Henry Lawson

Trooper Campbell - Analysis

A New Year’s ride into an old grief

Henry Lawson frames Trooper Campbell as a story of authority tested by intimacy: a lawman rides out on New Year’s Eve with his cap-peak and his sabre flashing, but his real equipment is memory. Campbell’s mind is reading the love-page of his life—his past love for Mary Wylie, now Blackman’s wife. That private history is what pulls him toward Blackman’s Run, and it sets the poem’s central pressure: Campbell must act as the state’s trooper while moving through a community where loyalties, shame, and old affection carry their own laws.

The opening also quietly makes time moral. The sad Old Year drifts away across ridges low as if the landscape itself is trying to carry off pain—but the characters can’t let it go. The holiday setting is not festive; it’s a deadline. Something must be decided before the year turns.

Blackman’s request: mercy that looks like violence

When Blackman meets Campbell beyond the homestead gate, Lawson makes trouble visible on the body: lines of care have come to stay on his face. What Blackman asks for is startlingly contradictory. He begs Campbell to save him—his son—because hanging would kill the women with shame: Mary and her sisters couldn’t hold up their heads against a woman’s malice. Yet in the same breath Blackman says, if necessary, shoot him to spare the family the gallows and disgrace. The poem insists that in this world, respectability can feel like a matter of life and death, and “mercy” can take forms that are morally brutal.

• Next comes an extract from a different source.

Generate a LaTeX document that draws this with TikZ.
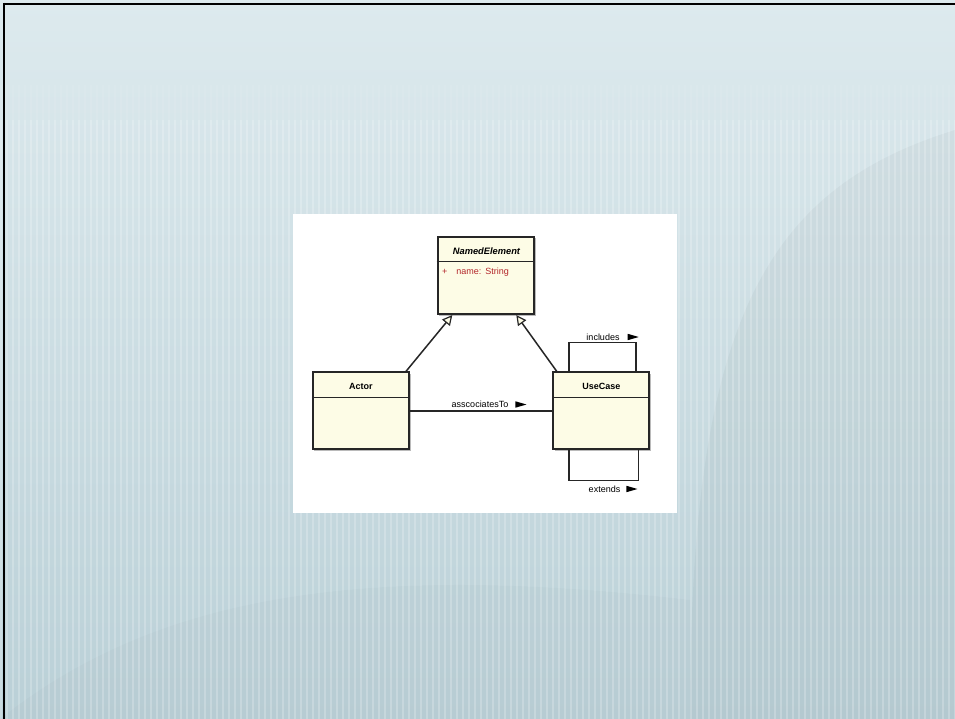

Campbell’s answer—I’ll save him if I can—sounds simple, but it commits him to an almost impossible balance: he refuses Blackman’s desperate logic without denying the reality that the family’s ruin is social as much as legal.

The wife’s rocking chair: shame versus the mother’s vow

The poem deepens the stakes by moving indoors, into Blackman’s wife rocking and moaning: I cannot bear disgrace. Her language is repetitive and claustrophobic, as if she is trapped inside a single word. She has spent year by year trying to make her children better than others here, so her son’s fall would erase not only his future but her lifelong labor and standing.

Then the emotional hinge inside her own speech: she calls herself selfish and claims her boy is better-hearted than many. The poem doesn’t sentimentalize the outlaw; it shows how a mother can hold two truths at once—fear of public contempt and fierce private loyalty—and finally chooses the harder courage: she will face the world’s disgrace and still give him a place to rest till his mother’s dead. Shame remains powerful, but love proves more stubborn.

The ambush in the rocks: the poem’s decisive turn

The story’s biggest turn arrives not at the homestead but on the road back, when Campbell hears the click of locks and sees rifle muzzles trained on him from the rocks. The threatened violence is immediate, yet it dissolves because of reputation: a youth rides out crying It’s Campbell, and the rifles drop. Lawson’s point is not that the outlaws are gentle; it’s that a single name can still carry binding force in a fractured moral landscape.

Campbell’s bravery is described plainly—he sits with no sign of fear, carbine resting by his knee—and then he speaks, making words the real weapon. He doesn’t argue legal technicalities; he argues kinship and honor. He calls the boy your ruin in advance, and he insists the lad is breaking his mother’s heart. The sharpest appeal is not to pity but to identity: the boy will bring dishonour to a name Campbell would be proud to own. Campbell tries to replace the glamour of the gang with the heavier, quieter dignity of belonging.

What kind of “law” persuades M’Durmer?

The poem’s tension peaks in Campbell’s address to M’Durmer man to man. Campbell is still a trooper, but he wins by stepping partly outside the machinery of punishment and speaking the community’s ethical dialect: promises, family, the sight of trouble at Blackman’s home this night. M’Durmer’s response—Oh, take him!—is almost casual, and the farewell, A Merry New Year, Campbell, is chilling in its normality. The gang can afford to be light because the real cost is being paid elsewhere: by the mother’s sleeplessness, by the father’s imagined disgrace, by Campbell’s risky ride.

Lawson closes with the moonlight lending a glory to Campbell’s face as the two ride fast and reach home before dawn. The ending calls it but a story of trouble that is past, yet the poem has made “past” feel fragile. The new year arrives, but what lingers is the uneasy compromise the poem celebrates: justice softened by personal honor, and a community held together not by courts, but by the power of a kept word.

A sharper question the poem leaves behind

Campbell saves the boy by moral force, not bullets, but the poem keeps the darker alternative in view: Blackman’s plea to shoot him never fully disappears. If the only choices offered are hanging, shame, or a trooper’s mercy, what does that say about the society surrounding Blackman’s Run—about the way disgrace can become a kind of unofficial death sentence?